I’ve made these chicken-style seitan nuggets a few times now, and I’m a big fan.  The recipe comes together in minutes, they bake quickly, and the texture of the finished product is perfect.  Seitan can sometimes be really rubbery and tough, but these are just right.

Last night, I made a batch of the dough and made half into nuggets, and then experimented with the other half.  I was oddly craving Italian Wedding Soup (I have no idea why, I’m pretty sure I’ve never had it before, but I saw a can of it in the store and it looked really good) so I wanted to see if these could work as tiny “meat” balls.  Well, it worked perfectly!

I pinched off tiny pieces of the dough, rolled it between my palms, and placed them in a cast iron skillet over medium heat.  I skipped the breading step in the recipe.  They cooked pretty quickly, just a couple of minutes per side and they were done.  The texture was great!  I’d love to try baking these next, to cut down on the oil a bit, but honestly these were so awesome.

I looked up what Italian Wedding Soup is made of, and while the recipes varied quite a bit, it seemed like a broth based soup with meatballs and greens.

I started with olive oil, onions, garlic, and celery.  Next I added some crushed red pepper flakes, oregano, and dried basil.  When the vegetables were soft, I added some red wine, then added water, vegetable bullion, kidney beans, and the meatballs.  I let that simmer away for 30 minutes or so, then added a few handfuls of torn spinach.  I let that wilt in for a bit, then dished out a bowl.

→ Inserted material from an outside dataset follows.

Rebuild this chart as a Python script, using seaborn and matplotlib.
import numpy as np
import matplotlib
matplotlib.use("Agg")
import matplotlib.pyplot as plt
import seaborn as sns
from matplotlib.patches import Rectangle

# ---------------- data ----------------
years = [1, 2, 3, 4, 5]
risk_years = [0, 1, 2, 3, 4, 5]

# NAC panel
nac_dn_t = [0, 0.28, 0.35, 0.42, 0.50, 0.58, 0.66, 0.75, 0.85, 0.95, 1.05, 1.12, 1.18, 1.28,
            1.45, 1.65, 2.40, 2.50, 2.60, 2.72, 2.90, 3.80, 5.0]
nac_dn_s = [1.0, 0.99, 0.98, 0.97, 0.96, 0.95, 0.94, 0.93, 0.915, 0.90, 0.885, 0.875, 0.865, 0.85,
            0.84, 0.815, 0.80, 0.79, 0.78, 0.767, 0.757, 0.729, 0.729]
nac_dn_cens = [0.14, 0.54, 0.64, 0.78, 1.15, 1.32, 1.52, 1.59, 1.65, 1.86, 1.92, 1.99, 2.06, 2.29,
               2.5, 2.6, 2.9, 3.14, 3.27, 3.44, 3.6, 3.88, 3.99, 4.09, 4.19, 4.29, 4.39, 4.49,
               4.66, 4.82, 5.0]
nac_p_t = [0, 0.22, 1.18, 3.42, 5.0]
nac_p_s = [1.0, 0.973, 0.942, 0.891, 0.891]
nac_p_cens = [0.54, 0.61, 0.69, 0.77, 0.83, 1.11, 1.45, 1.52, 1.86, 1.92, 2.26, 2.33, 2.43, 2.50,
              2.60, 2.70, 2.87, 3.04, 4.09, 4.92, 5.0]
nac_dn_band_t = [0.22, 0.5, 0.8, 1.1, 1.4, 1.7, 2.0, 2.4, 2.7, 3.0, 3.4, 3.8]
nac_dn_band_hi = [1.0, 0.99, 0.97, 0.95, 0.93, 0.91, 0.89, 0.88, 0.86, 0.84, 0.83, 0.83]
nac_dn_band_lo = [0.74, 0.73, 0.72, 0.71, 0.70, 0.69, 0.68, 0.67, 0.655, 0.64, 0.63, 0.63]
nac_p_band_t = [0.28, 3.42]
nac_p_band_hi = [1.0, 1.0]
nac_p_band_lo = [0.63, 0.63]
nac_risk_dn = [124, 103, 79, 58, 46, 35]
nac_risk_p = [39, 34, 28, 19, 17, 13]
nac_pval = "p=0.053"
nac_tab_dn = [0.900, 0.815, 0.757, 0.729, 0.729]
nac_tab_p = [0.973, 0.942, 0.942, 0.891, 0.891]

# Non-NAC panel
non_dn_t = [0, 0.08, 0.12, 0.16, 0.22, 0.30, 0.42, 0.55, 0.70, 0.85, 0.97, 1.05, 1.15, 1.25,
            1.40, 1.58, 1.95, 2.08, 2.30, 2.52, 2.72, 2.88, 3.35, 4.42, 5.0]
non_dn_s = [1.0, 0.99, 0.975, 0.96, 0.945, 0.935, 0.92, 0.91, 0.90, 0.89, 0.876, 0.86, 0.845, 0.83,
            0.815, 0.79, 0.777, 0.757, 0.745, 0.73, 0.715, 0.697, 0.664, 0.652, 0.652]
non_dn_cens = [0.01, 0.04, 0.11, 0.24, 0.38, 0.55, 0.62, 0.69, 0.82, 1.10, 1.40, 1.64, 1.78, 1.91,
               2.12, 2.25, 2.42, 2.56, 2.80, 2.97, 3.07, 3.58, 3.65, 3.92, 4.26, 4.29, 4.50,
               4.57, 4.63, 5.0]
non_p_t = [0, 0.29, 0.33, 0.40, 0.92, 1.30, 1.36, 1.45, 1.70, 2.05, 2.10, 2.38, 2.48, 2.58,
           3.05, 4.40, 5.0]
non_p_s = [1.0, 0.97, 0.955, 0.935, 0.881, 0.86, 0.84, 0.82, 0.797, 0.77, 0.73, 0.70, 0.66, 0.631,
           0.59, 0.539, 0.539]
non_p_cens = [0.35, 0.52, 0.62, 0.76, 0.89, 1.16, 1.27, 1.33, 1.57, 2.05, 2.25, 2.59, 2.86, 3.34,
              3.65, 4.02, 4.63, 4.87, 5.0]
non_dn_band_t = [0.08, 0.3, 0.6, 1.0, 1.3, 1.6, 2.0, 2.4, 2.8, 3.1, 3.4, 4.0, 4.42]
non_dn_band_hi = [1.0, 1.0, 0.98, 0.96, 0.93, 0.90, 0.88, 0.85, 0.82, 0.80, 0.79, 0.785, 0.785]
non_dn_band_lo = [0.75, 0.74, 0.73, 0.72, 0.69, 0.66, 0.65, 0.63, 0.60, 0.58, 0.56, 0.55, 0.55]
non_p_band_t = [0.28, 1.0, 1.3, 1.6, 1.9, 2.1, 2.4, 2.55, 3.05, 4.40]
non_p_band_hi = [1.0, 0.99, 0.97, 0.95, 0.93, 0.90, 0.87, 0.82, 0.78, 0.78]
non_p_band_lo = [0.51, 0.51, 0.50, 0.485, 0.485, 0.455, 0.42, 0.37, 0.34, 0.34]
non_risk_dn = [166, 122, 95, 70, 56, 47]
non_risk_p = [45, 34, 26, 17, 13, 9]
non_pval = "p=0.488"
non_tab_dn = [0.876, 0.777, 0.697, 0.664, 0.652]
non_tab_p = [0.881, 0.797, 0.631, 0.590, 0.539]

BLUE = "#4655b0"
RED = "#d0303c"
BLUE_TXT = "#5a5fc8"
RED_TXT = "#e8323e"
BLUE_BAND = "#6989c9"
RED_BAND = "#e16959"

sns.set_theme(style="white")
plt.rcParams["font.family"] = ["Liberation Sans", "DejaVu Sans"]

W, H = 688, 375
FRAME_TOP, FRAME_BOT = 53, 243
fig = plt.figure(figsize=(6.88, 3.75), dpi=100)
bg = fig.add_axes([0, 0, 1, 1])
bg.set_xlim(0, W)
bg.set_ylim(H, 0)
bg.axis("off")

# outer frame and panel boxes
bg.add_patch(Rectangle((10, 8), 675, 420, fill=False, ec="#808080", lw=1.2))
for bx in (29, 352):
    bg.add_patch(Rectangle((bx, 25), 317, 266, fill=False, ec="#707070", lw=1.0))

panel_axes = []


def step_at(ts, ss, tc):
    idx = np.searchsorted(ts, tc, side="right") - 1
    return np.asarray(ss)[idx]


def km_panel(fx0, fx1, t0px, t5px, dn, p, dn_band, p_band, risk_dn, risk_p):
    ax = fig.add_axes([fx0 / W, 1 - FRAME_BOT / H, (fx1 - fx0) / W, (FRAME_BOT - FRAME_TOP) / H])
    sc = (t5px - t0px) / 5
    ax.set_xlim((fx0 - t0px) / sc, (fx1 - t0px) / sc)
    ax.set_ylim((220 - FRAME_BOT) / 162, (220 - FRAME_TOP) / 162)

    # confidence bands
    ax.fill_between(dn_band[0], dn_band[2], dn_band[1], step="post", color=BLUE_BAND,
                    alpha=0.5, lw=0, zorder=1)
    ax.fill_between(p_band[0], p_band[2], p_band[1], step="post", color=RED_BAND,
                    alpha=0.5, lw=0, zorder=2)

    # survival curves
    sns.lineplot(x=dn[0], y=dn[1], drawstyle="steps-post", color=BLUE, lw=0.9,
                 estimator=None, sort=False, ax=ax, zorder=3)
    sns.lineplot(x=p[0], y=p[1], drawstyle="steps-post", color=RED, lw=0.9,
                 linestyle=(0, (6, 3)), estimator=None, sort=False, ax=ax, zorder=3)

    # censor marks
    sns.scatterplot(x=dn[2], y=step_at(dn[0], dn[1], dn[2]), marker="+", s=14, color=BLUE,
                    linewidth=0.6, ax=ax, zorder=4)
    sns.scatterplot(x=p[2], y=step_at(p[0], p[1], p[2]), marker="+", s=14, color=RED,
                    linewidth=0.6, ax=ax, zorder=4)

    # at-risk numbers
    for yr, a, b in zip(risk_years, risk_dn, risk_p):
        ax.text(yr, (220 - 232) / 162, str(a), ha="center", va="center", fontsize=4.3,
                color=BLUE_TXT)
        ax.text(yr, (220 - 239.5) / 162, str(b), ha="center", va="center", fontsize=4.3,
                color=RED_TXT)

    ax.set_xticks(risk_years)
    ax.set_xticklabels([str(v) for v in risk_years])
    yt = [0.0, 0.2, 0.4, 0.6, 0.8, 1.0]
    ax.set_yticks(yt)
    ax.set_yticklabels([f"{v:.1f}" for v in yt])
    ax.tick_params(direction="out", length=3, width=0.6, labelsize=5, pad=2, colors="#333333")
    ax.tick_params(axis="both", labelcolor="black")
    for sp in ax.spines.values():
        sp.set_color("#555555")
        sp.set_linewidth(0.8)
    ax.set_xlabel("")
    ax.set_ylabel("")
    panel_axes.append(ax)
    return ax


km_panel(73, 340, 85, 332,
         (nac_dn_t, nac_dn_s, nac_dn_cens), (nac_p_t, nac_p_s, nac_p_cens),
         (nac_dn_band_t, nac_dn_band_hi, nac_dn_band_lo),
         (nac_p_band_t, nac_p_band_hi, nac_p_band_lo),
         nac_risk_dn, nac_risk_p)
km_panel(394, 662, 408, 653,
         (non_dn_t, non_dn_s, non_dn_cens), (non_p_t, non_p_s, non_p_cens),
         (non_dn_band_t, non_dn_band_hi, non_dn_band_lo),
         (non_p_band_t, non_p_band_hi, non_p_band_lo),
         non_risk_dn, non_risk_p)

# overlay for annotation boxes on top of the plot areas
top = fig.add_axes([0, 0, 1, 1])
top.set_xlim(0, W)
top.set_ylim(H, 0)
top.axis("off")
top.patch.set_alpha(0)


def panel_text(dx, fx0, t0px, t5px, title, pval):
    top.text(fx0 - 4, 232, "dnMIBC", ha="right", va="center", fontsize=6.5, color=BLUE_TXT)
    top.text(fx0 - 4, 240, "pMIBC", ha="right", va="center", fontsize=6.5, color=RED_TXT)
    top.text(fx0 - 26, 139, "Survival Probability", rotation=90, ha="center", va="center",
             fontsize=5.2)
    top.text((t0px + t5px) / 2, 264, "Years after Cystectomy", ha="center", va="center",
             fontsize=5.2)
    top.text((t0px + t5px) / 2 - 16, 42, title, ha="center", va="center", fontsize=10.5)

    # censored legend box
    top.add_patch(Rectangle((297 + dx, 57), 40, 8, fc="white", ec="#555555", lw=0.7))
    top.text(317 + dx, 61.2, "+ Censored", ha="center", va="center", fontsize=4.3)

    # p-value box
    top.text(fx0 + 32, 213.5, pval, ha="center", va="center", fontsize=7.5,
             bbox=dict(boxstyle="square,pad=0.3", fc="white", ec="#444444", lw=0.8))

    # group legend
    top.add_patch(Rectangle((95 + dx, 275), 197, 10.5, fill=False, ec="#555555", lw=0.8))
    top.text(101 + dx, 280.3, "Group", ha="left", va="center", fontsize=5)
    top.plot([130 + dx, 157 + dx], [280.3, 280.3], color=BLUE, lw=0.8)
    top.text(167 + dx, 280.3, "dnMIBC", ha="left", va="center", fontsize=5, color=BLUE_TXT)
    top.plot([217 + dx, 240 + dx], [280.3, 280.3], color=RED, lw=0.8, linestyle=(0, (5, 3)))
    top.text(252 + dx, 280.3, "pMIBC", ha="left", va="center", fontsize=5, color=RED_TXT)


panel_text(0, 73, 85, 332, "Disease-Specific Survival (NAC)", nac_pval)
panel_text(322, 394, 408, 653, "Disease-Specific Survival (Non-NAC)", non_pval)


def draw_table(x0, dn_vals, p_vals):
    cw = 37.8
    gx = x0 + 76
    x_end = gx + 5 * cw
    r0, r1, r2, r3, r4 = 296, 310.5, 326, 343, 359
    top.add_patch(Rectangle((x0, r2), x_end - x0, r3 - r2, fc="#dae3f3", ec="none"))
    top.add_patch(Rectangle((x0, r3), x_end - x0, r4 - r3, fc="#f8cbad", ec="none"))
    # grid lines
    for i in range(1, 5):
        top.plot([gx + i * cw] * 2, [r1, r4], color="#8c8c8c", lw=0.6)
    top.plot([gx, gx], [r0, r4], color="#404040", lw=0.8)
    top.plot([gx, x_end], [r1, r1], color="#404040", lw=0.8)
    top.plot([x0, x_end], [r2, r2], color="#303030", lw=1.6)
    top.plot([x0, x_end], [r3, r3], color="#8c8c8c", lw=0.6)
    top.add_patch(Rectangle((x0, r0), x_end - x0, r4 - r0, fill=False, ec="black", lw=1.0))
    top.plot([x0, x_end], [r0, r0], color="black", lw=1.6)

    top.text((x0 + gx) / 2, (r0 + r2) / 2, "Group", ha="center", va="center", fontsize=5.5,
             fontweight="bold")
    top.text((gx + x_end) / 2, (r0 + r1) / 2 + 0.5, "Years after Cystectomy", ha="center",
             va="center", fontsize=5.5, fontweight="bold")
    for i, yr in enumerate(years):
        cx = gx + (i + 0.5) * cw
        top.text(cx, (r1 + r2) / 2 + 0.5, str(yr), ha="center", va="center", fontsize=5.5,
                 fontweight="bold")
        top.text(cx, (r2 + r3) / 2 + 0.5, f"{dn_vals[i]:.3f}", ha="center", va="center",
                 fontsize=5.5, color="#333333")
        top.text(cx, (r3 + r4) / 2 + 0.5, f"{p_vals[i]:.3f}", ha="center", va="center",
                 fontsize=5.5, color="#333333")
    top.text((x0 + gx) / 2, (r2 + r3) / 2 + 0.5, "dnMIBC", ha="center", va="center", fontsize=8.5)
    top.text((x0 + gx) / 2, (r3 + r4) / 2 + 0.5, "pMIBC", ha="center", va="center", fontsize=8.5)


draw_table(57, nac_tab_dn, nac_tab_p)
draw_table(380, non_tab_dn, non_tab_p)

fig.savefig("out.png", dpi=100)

It was great!  Just what I wanted on this cloudy day.  I think next time I’ll hold off on putting the meatballs in so early, as they got a bit spongy, but the flavor was still great.  The soup also came together very quickly and could be made to feed a ton of people for not very much money.  It’s also pretty versatile.  Like most soups, this “recipe” is one that can be easily modified to use what vegetables and canned beans you might have on hand.  My dad makes a soup similar to this with kale or swiss chard as the greens.  Cannelini beans would also be great here.  Really, soup is a great way to experiment with flavors.